Recognition of Accomplishment.
Clear recognition of authentic accomplishment is a hallmark of an effort-based school. This recognition can take the form of celebrations of work that meets standards, or intermediate expectations. It can also be tied to opportunities to participate in meaningful student and family events.
Progress points should be articulated so that regardless of their entering abilities, all students are able to meet real accomplishment criteria often enough to be recognized frequently.
At TASIS, we recognize and celebrate not just academic performance, but rather the full skill set and learning of each student, including individual effort, teamwork, leadership, and self-regulation.
This is reflected in our reporting to students and parents.
Fair and Credible Evaluations.
Long-term effort by students calls for assessment practices that students find fair. Most importantly, tests, exams, and classroom assessments must be aligned to the standards and the curriculum being studied.
Fair assessment also means using tests and exams that are graded against absolute standards rather than on a curve, so students can clearly see the results of their learning efforts.
At TASIS, our teachers use their own rubrics to evaluate student achievement, and make it clear to students when and how they will be evaluated.
We also utilize Cambridge International assessments at each grade level to compare our students' understanding of topics with other students around the world.
Talking with others about ideas and work is fundamental to learning, but for classroom talk to promote learning, it must have certain characteristics that make it accountable.
Accountable talk seriously responds to and further develops what others in the group have said. It puts forth and demands knowledge that is accurate and relevant to the issue under discussion.
Accountable talk uses evidence in ways appropriate to the discipline (for example, proofs in mathematics, data from investigations in science, textual details in literature, documentary sources in history). As such, it helps develop the skills and the habits of mind that constitute intelligence-in-practice.

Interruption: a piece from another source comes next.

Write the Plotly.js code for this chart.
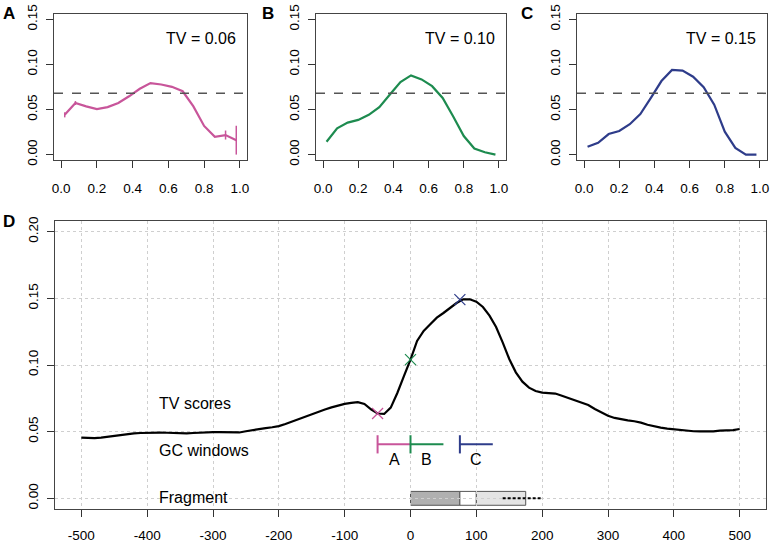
<!DOCTYPE html>
<html>
<head>
<meta charset="utf-8">
<script src="https://cdn.plot.ly/plotly-3.0.1.min.js"></script>
<style>html,body{margin:0;padding:0;background:#fff;}#chart{width:771px;height:546px;}</style>
</head>
<body>
<div id="chart"></div>
<script>
// ---------- data ----------
const gcBins = [0.02,0.08,0.14,0.20,0.26,0.32,0.38,0.44,0.50,0.56,0.62,0.68,0.74,0.80,0.86,0.92,0.98];
const densA = [0.0441,0.0572,0.0535,0.0505,0.0527,0.0572,0.0647,0.0730,0.0793,0.0778,0.0752,0.0703,0.0535,0.0318,0.0198,0.0217,0.0160];
const errA  = [0.0028,0.0022,0,0,0,0,0,0,0,0,0,0,0,0,0,0.0050,0.0160];
const densB = [0.0142,0.0292,0.0355,0.0385,0.0441,0.0527,0.0666,0.0804,0.0879,0.0834,0.0759,0.0628,0.0423,0.0206,0.0067,0.0026,0.0000];
const densC = [0.0086,0.0131,0.0228,0.0262,0.0337,0.0449,0.0629,0.0816,0.0939,0.0932,0.0864,0.0748,0.0554,0.0254,0.0075,0.0000,0.0000];
const refLevel = 0.068;
const tvLabels = ["TV = 0.06","TV = 0.10","TV = 0.15"];
const panelLetters = ["A","B","C","D"];

const posD = [];
for (let p = -500; p <= 500; p += 10) posD.push(p);
const tvD = [
 0.0455,0.0453,0.0452,0.0455,0.0462,0.0470,0.0477,0.0482,0.0487,0.0490,
 0.0492,0.0491,0.0493,0.0492,0.0490,0.0486,0.0487,0.0490,0.0493,0.0495,
 0.0497,0.0496,0.0494,0.0493,0.0494,0.0503,0.0512,0.0520,0.0527,0.0533,
 0.0542,0.0558,0.0577,0.0596,0.0613,0.0632,0.0650,0.0666,0.0682,0.0696,
 0.0708,0.0716,0.0722,0.0708,0.0668,0.0636,0.0633,0.0680,0.0790,0.0917,
 0.1040,0.1180,0.1255,0.1305,0.1355,0.1390,0.1430,0.1465,0.1492,0.1493,
 0.1475,0.1435,0.1370,0.1285,0.1170,0.1045,0.0945,0.0875,0.0830,0.0805,
 0.0793,0.0790,0.0786,0.0770,0.0752,0.0735,0.0718,0.0700,0.0670,0.0645,
 0.0620,0.0603,0.0592,0.0585,0.0578,0.0568,0.0552,0.0540,0.0530,0.0523,
 0.0517,0.0512,0.0505,0.0503,0.0502,0.0500,0.0502,0.0508,0.0510,0.0512,
 0.0520];

const windowNames = ["A","B","C"];
const windowStart = [-50, 0, 75];
const windowEnd   = [0, 50, 125];
const crossY      = [0.0636, 0.1040, 0.1490];
const windowLevel = 0.0405;
const windowLabelLevel = 0.029;
const rowLabels = ["TV scores","GC windows","Fragment"];
const rowLabelY = [0.071, 0.036, 0.001];
const rowLabelX = -385;

const fragStart = [0, 75, 100];
const fragEnd   = [75, 100, 175];
const fragTail  = [140, 200];
const fragLevel = 0;

const xTicksSmall = [0,0.2,0.4,0.6,0.8,1.0];
const yTicksSmall = [0,0.05,0.10,0.15];
const xTicksD = [-500,-400,-300,-200,-100,0,100,200,300,400,500];
const yTicksD = [0,0.05,0.10,0.15,0.20];

// ---------- styles ----------
const colors = ["#C8559A","#1D8B4F","#2E3C8A"];
const FONT = "Liberation Sans, Arial, Helvetica, sans-serif";
const W = 771, H = 546;
const px = v => v / W;
const py = v => 1 - v / H;

const traces = [];
const smallDens = [densA, densB, densC];
smallDens.forEach((d, i) => {
  const ax = i === 0 ? "" : String(i + 1);
  const tr = {
    x: gcBins, y: d, type: "scatter", mode: "lines",
    xaxis: "x" + ax, yaxis: "y" + ax,
    line: {color: colors[i], width: 2.2, shape: "linear"},
    hoverinfo: "skip"
  };
  if (i === 0) tr.error_y = {type: "data", array: errA, visible: true, color: colors[0], thickness: 1.5, width: 0};
  traces.push(tr);
});

// main curve
traces.push({x: posD, y: tvD, type: "scatter", mode: "lines", xaxis: "x4", yaxis: "y4",
  line: {color: "#000", width: 2.2}, hoverinfo: "skip"});

// crosses & windows
for (let i = 0; i < 3; i++) {
  traces.push({x: [windowStart[i]], y: [crossY[i]], type: "scatter", mode: "markers", xaxis: "x4", yaxis: "y4",
    marker: {symbol: "x-thin-open", size: 11, color: colors[i], line: {color: colors[i], width: 1.2}}, hoverinfo: "skip"});
  traces.push({x: [windowStart[i], windowEnd[i]], y: [windowLevel, windowLevel], type: "scatter", mode: "lines",
    xaxis: "x4", yaxis: "y4", line: {color: colors[i], width: 2}, hoverinfo: "skip"});
  traces.push({x: [windowStart[i]], y: [windowLevel], type: "scatter", mode: "markers", xaxis: "x4", yaxis: "y4",
    marker: {symbol: "line-ns-open", size: 13, color: colors[i], line: {color: colors[i], width: 2}}, hoverinfo: "skip"});
}
// fragment tail
traces.push({x: fragTail, y: [fragLevel, fragLevel], type: "scatter", mode: "lines", xaxis: "x4", yaxis: "y4",
  line: {color: "#000", width: 2, dash: "3px,2px"}, hoverinfo: "skip"});

const shapes = [];
const fragFill = ["#b0b0b0", "#ffffff", "#e4e4e4"];
for (let i = 0; i < 3; i++) {
  shapes.push({type: "rect", xref: "x4", yref: "y4", x0: fragStart[i], x1: fragEnd[i],
    y0: fragLevel - 0.0052, y1: fragLevel + 0.0052, fillcolor: fragFill[i],
    line: {color: "#555", width: 1}, layer: "below"});
}
for (let i = 0; i < 3; i++) {
  const ax = i === 0 ? "" : String(i + 1);
  shapes.push({type: "line", xref: "x" + ax + " domain", yref: "y" + ax, x0: 0, x1: 1, y0: refLevel, y1: refLevel,
    line: {color: "#555", width: 1.5, dash: "dash"}});
}

const annotations = [];
for (let i = 0; i < 3; i++) {
  const ax = i === 0 ? "" : String(i + 1);
  annotations.push({xref: "x" + ax, yref: "y" + ax, x: 0.99, y: 0.129, text: tvLabels[i],
    showarrow: false, xanchor: "right", yanchor: "middle", font: {family: FONT, size: 16, color: "#000"}});
}
rowLabels.forEach((t, i) => annotations.push({xref: "x4", yref: "y4", x: rowLabelX, y: rowLabelY[i], text: t,
  showarrow: false, xanchor: "left", yanchor: "middle", font: {family: FONT, size: 16, color: "#000"}}));
windowNames.forEach((t, i) => annotations.push({xref: "x4", yref: "y4", x: (windowStart[i] + windowEnd[i]) / 2,
  y: windowLabelLevel, text: t, showarrow: false, xanchor: "center", yanchor: "middle",
  font: {family: FONT, size: 16, color: "#000"}}));
const letterPos = [[9, 13], [268, 13], [527, 13], [9, 221]];
panelLetters.forEach((t, i) => annotations.push({xref: "paper", yref: "paper", x: px(letterPos[i][0]), y: py(letterPos[i][1]),
  text: "<b>" + t + "</b>", showarrow: false, xanchor: "center", yanchor: "middle",
  font: {family: FONT, size: 17, color: "#000"}}));

function smallX(domain, anchor) {
  return {domain: domain, anchor: anchor, range: [-0.04, 1.04], tickvals: xTicksSmall, ticktext: xTicksSmall.map(v => v.toFixed(1)),
    ticks: "outside", ticklen: 7, tickcolor: "#333", showline: true, mirror: true, linecolor: "#444", linewidth: 1,
    showgrid: false, zeroline: false, tickfont: {family: FONT, size: 13.5, color: "#000"}, ticklabelstandoff: 9, fixedrange: true};
}
function smallY(domain, anchor) {
  return {domain: domain, anchor: anchor, range: [-0.006, 0.156], tickvals: yTicksSmall, ticktext: yTicksSmall.map(v => v.toFixed(2)),
    ticks: "outside", ticklen: 7, tickcolor: "#333", showline: true, mirror: true, linecolor: "#444", linewidth: 1,
    showgrid: false, zeroline: false, tickangle: -90, tickfont: {family: FONT, size: 13.5, color: "#000"}, ticklabelstandoff: 4, fixedrange: true};
}
const ySmallDom = [py(160), py(14)];
const layout = {
  width: W, height: H, margin: {l: 0, r: 0, t: 0, b: 0}, showlegend: false,
  paper_bgcolor: "#fff", plot_bgcolor: "#fff", font: {family: FONT},
  xaxis: smallX([px(54), px(247)], "y"), yaxis: smallY(ySmallDom, "x"),
  xaxis2: smallX([px(316), px(506)], "y2"), yaxis2: smallY(ySmallDom, "x2"),
  xaxis3: smallX([px(577), px(767)], "y3"), yaxis3: smallY(ySmallDom, "x3"),
  xaxis4: {domain: [px(55), px(766)], anchor: "y4", range: [-540, 540], tickvals: xTicksD, ticktext: xTicksD.map(String),
    ticks: "outside", ticklen: 7, tickcolor: "#333", showline: true, mirror: true, linecolor: "#444", linewidth: 1,
    showgrid: true, gridcolor: "#cfcfcf", griddash: "dot", gridwidth: 1, zeroline: false,
    tickfont: {family: FONT, size: 13.5, color: "#000"}, ticklabelstandoff: 7, fixedrange: true},
  yaxis4: {domain: [py(509), py(221)], anchor: "x4", range: [-0.008, 0.208], tickvals: yTicksD, ticktext: yTicksD.map(v => v.toFixed(2)),
    ticks: "outside", ticklen: 7, tickcolor: "#333", showline: true, mirror: true, linecolor: "#444", linewidth: 1,
    showgrid: true, gridcolor: "#cfcfcf", griddash: "dot", gridwidth: 1, zeroline: false, tickangle: -90,
    tickfont: {family: FONT, size: 13.5, color: "#000"}, ticklabelstandoff: 4, fixedrange: true},
  shapes: shapes, annotations: annotations
};
Plotly.newPlot("chart", traces, layout, {displayModeBar: false, staticPlot: true});
</script>
</body>
</html>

This is the essence of the Visible Thinking routines.
Intelligent habits of mind are learned through daily expectations placed on the learner. By calling on students to use the skills of intelligent thinking and accountable talk, and by holding them responsible for doing so, educators can "teach" intelligence.
This is what teachers normally do with students from whom they expect much; it should be standard practice with all students.
This is accompanied by our Core Virtues curriculum, which stresses the virtues our founder, Mrs. Fleming, professed and are represented in the TASIS Paideia.
Learning as Apprenticeship.
For many centuries, most people learned by working beside an expert who modeled skilled practice and guided novices as they created authentic products or performances. Much of the power of apprenticeship learning can be brought into schooling through appropriate use of extended projects and presentations and by organizing learning environments so that complex thinking and production are modeled and analyzed.
TASIS utilizes an extended thematic curricular approach and a low student-teacher ratio to provide personalized formative assessments, allowing each student to self-assess and understand her/his learning.
As we approach our fast-paced and ever-changing new world, it is increasingly evident that the educational methods we have been using for the past 100 years no longer suffice, but changing them has been slow because the nature of educational reform has largely been comprised of tinkering with institutional arrangements. Rarely has reform penetrated the "educational core."
TASIS Portugal is attempting to change that, with a vision of creating effort-based systems grounded in knowledge-based constructivism--systems that allow all students to reach high standards of achievement.
*This blog was adapted from the research by Lauren B. Resnick & Megan Williams Hall in "Learning Organizations for Sustainable Education Reform", Learning Research and Development Center at the University of Pittsburgh. Vol. 127, No. 4, Education Yesterday, Education Tomorrow (Fall, 1998), pp. 89-118.